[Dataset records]
■ ■ ■ ■ ■ ■ ■

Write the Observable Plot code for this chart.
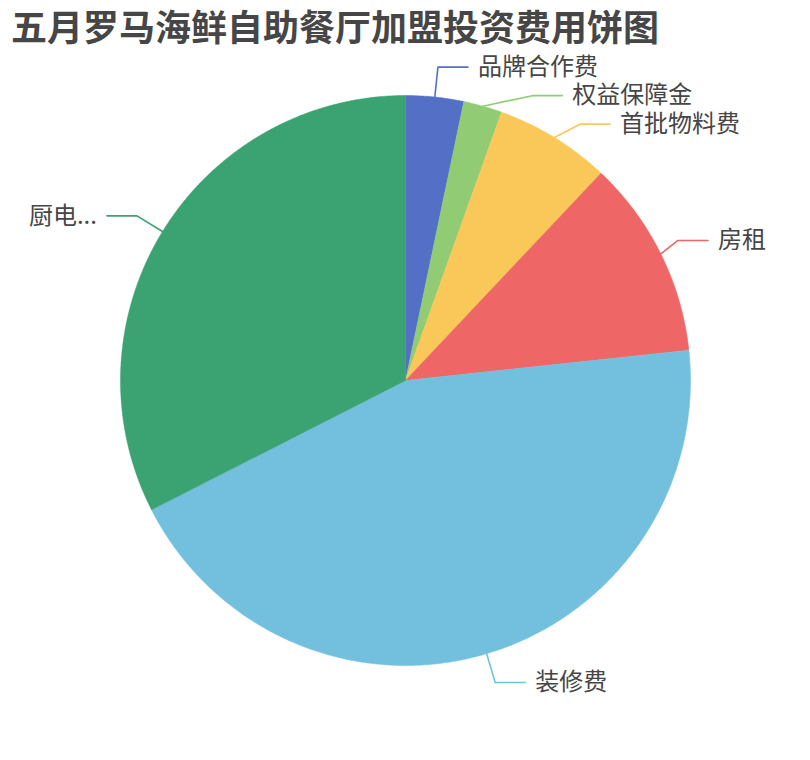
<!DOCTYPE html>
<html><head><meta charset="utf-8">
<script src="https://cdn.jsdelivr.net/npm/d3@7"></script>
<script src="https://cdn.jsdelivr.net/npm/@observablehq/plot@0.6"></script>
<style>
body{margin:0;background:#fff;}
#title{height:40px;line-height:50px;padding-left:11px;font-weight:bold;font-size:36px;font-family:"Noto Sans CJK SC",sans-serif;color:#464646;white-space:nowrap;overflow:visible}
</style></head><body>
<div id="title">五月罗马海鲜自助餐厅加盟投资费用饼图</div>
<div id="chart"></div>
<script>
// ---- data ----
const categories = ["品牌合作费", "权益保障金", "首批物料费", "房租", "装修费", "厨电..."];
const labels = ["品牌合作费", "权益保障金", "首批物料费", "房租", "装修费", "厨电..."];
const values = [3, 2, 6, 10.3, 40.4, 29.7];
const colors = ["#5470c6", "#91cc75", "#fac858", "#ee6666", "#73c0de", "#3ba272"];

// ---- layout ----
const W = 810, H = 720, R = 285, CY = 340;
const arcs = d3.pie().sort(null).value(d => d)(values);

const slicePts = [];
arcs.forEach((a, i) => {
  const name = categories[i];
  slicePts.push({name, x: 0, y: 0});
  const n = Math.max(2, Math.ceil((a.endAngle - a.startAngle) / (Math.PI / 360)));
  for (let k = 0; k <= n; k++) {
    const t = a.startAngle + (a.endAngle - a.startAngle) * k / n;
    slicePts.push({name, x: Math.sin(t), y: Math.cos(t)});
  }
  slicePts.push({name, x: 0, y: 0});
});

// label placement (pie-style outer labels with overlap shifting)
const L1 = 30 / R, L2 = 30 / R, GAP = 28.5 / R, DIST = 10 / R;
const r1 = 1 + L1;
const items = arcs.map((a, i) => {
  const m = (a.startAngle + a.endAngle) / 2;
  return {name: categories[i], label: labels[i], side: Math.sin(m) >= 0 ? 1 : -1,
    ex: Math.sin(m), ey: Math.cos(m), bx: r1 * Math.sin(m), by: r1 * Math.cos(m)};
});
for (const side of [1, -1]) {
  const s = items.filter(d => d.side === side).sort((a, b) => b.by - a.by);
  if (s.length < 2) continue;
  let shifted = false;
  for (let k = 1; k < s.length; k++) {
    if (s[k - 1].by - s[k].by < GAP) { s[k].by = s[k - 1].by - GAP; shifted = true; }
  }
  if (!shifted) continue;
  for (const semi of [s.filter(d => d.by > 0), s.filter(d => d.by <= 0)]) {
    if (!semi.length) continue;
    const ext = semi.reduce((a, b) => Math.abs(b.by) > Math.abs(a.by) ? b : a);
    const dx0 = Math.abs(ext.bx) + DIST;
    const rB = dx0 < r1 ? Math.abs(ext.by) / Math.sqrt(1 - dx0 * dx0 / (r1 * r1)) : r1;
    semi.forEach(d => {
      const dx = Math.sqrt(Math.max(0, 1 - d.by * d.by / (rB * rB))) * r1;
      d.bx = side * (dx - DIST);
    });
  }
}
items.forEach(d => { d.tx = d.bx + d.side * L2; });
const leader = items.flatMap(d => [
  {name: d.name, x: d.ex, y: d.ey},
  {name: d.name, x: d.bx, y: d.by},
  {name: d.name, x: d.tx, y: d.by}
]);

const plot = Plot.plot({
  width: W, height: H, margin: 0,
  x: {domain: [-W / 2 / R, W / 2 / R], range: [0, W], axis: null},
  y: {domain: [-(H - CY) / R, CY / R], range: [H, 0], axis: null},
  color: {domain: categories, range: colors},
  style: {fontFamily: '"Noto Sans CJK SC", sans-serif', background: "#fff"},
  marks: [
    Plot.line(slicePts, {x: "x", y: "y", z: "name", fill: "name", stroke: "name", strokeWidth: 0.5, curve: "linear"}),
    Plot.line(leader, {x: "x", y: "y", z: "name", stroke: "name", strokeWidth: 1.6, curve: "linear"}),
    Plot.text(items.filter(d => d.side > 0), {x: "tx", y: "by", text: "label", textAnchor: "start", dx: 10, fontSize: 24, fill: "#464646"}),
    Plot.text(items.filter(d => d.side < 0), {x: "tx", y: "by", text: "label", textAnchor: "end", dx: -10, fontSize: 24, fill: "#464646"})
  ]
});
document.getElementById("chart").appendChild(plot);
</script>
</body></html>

■ ■ ■ ■ ■ ■ ■

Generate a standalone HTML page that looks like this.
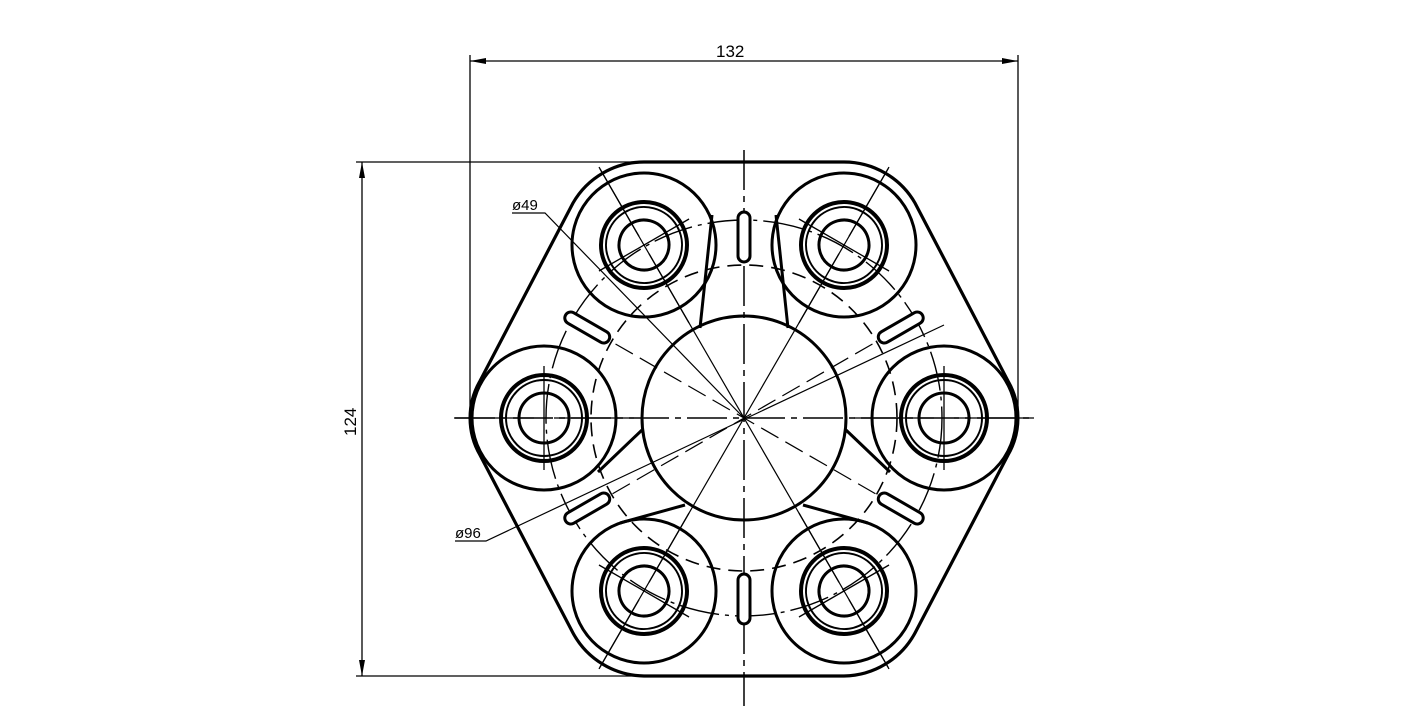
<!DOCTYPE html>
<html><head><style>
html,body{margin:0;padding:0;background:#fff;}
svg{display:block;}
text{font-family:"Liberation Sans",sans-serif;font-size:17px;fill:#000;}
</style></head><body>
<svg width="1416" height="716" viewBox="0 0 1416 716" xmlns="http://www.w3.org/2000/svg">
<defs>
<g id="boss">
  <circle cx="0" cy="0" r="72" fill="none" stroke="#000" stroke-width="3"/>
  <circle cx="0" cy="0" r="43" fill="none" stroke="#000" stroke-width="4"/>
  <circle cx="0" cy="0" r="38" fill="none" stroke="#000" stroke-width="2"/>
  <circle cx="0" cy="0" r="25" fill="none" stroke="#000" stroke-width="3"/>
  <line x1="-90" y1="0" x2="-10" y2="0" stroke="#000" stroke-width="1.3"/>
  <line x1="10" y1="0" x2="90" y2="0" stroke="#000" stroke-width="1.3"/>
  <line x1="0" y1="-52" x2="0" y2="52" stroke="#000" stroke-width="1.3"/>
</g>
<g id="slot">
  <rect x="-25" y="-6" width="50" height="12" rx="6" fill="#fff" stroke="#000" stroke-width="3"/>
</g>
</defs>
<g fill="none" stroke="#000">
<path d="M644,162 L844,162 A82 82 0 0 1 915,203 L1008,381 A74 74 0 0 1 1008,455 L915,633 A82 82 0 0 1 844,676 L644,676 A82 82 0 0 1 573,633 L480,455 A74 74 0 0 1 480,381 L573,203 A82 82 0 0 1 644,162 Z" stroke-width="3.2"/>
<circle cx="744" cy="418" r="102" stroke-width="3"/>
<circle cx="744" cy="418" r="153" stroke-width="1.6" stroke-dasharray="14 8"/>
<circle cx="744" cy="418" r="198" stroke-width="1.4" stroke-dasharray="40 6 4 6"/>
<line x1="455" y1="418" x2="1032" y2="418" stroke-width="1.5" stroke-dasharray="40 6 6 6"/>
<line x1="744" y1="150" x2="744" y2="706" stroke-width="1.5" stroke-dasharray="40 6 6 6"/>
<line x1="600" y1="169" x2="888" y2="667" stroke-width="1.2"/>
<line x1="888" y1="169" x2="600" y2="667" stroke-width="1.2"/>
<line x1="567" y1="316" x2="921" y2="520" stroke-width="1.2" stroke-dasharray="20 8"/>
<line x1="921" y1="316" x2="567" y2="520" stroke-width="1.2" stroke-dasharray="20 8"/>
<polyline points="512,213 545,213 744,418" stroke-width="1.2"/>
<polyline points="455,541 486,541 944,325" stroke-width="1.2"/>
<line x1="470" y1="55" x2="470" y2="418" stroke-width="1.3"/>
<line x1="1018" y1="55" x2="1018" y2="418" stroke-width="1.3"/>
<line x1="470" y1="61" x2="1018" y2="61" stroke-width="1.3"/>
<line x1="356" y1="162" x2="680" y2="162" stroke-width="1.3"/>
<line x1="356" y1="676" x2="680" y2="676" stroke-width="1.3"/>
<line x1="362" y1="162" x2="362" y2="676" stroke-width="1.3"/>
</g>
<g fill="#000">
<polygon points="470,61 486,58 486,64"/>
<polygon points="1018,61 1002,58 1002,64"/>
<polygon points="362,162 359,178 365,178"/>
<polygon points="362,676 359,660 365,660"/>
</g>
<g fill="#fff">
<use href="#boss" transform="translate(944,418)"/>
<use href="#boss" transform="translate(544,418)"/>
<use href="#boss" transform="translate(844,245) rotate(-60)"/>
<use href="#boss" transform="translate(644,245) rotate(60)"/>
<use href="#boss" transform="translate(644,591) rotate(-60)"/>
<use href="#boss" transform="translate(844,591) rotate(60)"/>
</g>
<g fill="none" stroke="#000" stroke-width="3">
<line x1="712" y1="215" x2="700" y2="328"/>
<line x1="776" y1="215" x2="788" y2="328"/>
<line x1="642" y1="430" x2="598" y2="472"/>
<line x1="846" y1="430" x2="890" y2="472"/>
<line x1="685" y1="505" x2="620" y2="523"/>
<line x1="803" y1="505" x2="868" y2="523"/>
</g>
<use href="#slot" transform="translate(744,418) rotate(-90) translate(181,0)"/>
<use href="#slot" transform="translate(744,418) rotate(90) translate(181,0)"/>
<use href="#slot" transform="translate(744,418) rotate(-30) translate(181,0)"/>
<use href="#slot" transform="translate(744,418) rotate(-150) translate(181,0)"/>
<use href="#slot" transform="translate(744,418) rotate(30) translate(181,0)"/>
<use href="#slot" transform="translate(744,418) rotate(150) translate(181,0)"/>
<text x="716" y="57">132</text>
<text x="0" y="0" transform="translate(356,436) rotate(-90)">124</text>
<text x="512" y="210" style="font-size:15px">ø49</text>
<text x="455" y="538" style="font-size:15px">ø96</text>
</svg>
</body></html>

■ ■ ■ ■ ■ ■ ■

Gather each line of the listing containing the word "chart" and show it.

Write the Observable Plot code for this chart.
<div id="chart"></div>
document.getElementById("chart").appendChild(plot);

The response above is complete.